Wilma Dykeman: when I came across her name I didn’t realize I would find yet another woman writer/kindred spirit. The more writers I find, the more kindreds I find. This can only mean one thing: there are more kindreds out there for each of us than we could possibly imagine.
Writing alongside these women – which is what it feels like I have been doing – has been astoundingly wonderful. (See all the W’s?) I am actually surprised at my tenacity: posting on the right letter on the right day all month and never straying behind or giving up.
This alone is remarkable.
Which is what and who Wilma Dykeman was: remarkable. She isn’t easy to fit into one writing genre because she wrote across genre. She was a historian, she was a naturalist, she was an activist, she was a devoted wife and mother.
Her family has lived in the mountains of Appalachia for hundreds of years so her writing has its roots there: a place that to this Californian feels almost fable-like. I’ve seen photos and movies but I’ve never been to the Southern Appalachians.
Wilma Dykeman had it in her blood, even after attending a school in the North, she returned to the South and lived out her life near Asheville, North Carolina. She received awards such the Sidney Hillman Award (shared with her husband James) and a Guggenheim Fellowship. She was honored as a Tennessee Conservation Writer of the Year. Plus she received a National Endowment for the Humanities Senior Fellowship.
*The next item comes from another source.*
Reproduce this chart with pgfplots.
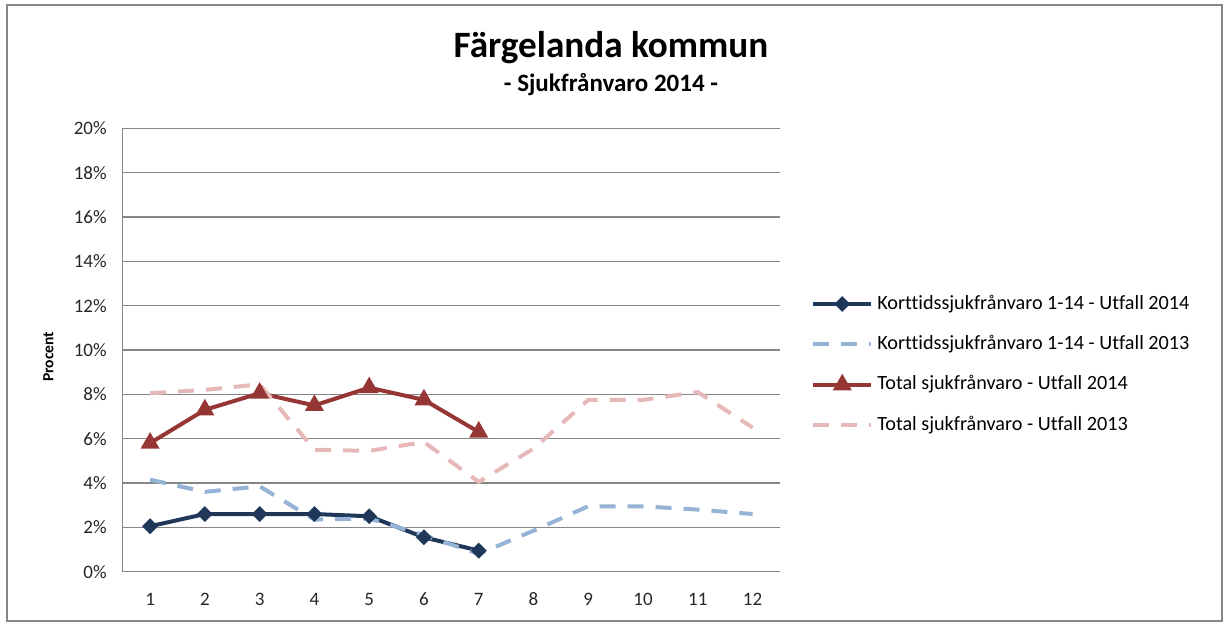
\documentclass[border=0pt]{standalone}
\usepackage{fontspec}
\setmainfont{Carlito}[Ligatures={NoCommon}]
\usepackage{pgfplots}
\pgfplotsset{compat=1.18}
\definecolor{navy}{RGB}{31,56,90}
\definecolor{lblue}{RGB}{149,179,215}
\definecolor{dred}{RGB}{150,54,52}
\definecolor{lpink}{RGB}{230,185,184}
\definecolor{gridgray}{RGB}{134,134,134}
\begin{document}
\begin{tikzpicture}
\useasboundingbox (-61.35pt,-26.15pt) rectangle (551.65pt,285.85pt);
\draw[gridgray,line width=0.6pt] (-57.85pt,-24.65pt) rectangle (549.65pt,283.35pt);
\begin{axis}[
  at={(0pt,0pt)}, anchor=south west,
  scale only axis, width=328.65pt, height=221.7pt,
  xmin=0.5, xmax=12.5, ymin=0, ymax=20,
  xtick={1,...,12}, ytick={0,2,...,20},
  axis x line*=bottom, axis y line*=left,
  axis line style={gridgray,line width=0.7pt,-},
  ymajorgrids, major grid style={gridgray,line width=0.6pt},
  major tick length=0pt,
  tick label style={font=\fontsize{9.5}{11}\selectfont, text=black!85},
  /pgf/number format/assume math mode=true,
  yticklabel={\pgfmathprintnumber{\tick}\%},
  yticklabel style={anchor=east, inner sep=0pt, xshift=-7.8pt},
  xticklabel style={anchor=base, inner sep=0pt, yshift=-17pt},
  clip=false,
  legend cell align=left,
  legend style={at={(1.047,0.467)}, anchor=west, draw=none, fill=none,
    font=\fontsize{10.1}{12}\selectfont, row sep=7.2pt, inner sep=0pt,
    nodes={inner sep=2pt, text height=7pt, text depth=2pt}},
  legend image code/.code={
    \draw[mark repeat=2,mark phase=2,#1] plot coordinates {(0pt,0pt) (14.5pt,0pt) (29pt,0pt)};
  },
]
\addplot[navy, line width=2pt, mark=square*, mark size=1.8pt, mark options={solid, rotate=45}]
  coordinates {(1,2.05)(2,2.6)(3,2.6)(4,2.6)(5,2.5)(6,1.55)(7,0.95)};
\addlegendentry{Korttidssjukfrånvaro 1-14 - Utfall 2014}
\addplot[lblue, line width=2pt, dash pattern=on 8pt off 6pt]
  coordinates {(1,4.15)(2,3.6)(3,3.85)(4,2.35)(5,2.4)(6,1.65)(7,0.8)(8,1.85)(9,2.95)(10,2.95)(11,2.8)(12,2.6)};
\addlegendentry{Korttidssjukfrånvaro 1-14 - Utfall 2013}
\addplot[dred, line width=2pt, mark=triangle*, mark size=3.5pt, mark options={solid}]
  coordinates {(1,5.8)(2,7.3)(3,8.05)(4,7.5)(5,8.3)(6,7.75)(7,6.3)};
\addlegendentry{Total sjukfrånvaro - Utfall 2014}
\addplot[lpink, line width=2pt, dash pattern=on 8pt off 6pt]
  coordinates {(1,8.05)(2,8.2)(3,8.45)(4,5.5)(5,5.45)(6,5.85)(7,4.05)(8,5.55)(9,7.75)(10,7.75)(11,8.1)(12,6.5)};
\addlegendentry{Total sjukfrånvaro - Utfall 2013}
\node[anchor=base, font=\bfseries\fontsize{18.6}{21}\selectfont] at ([xshift=244.15pt, yshift=256.85pt]rel axis cs:0,0) {Färgelanda kommun};
\node[anchor=base, font=\bfseries\fontsize{12.5}{14}\selectfont] at ([xshift=244.15pt, yshift=239.85pt]rel axis cs:0,0) {- Sjukfrånvaro 2014 -};
\node[rotate=90, font=\bfseries\fontsize{7.8}{9}\selectfont] at ([xshift=-37.1pt, yshift=107.5pt]rel axis cs:0,0) {Procent};
\end{axis}
\end{tikzpicture}
\end{document}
She wrote alone, and as you just read, with her husband.
Her 1957 Civil Rights classic, Neither Black Nor White, reflects upon the Brown desegregation case in 1954. It was revered by many for its impact on world peace, race relations and civil rights. She wrote biographies, novels and articles for newspapers and magazines.
She helped to develop the Academic Discipline of Appalachian Studies.
She was a powerhouse, Wilma Dykeman. I wish I could have known her when she was alive!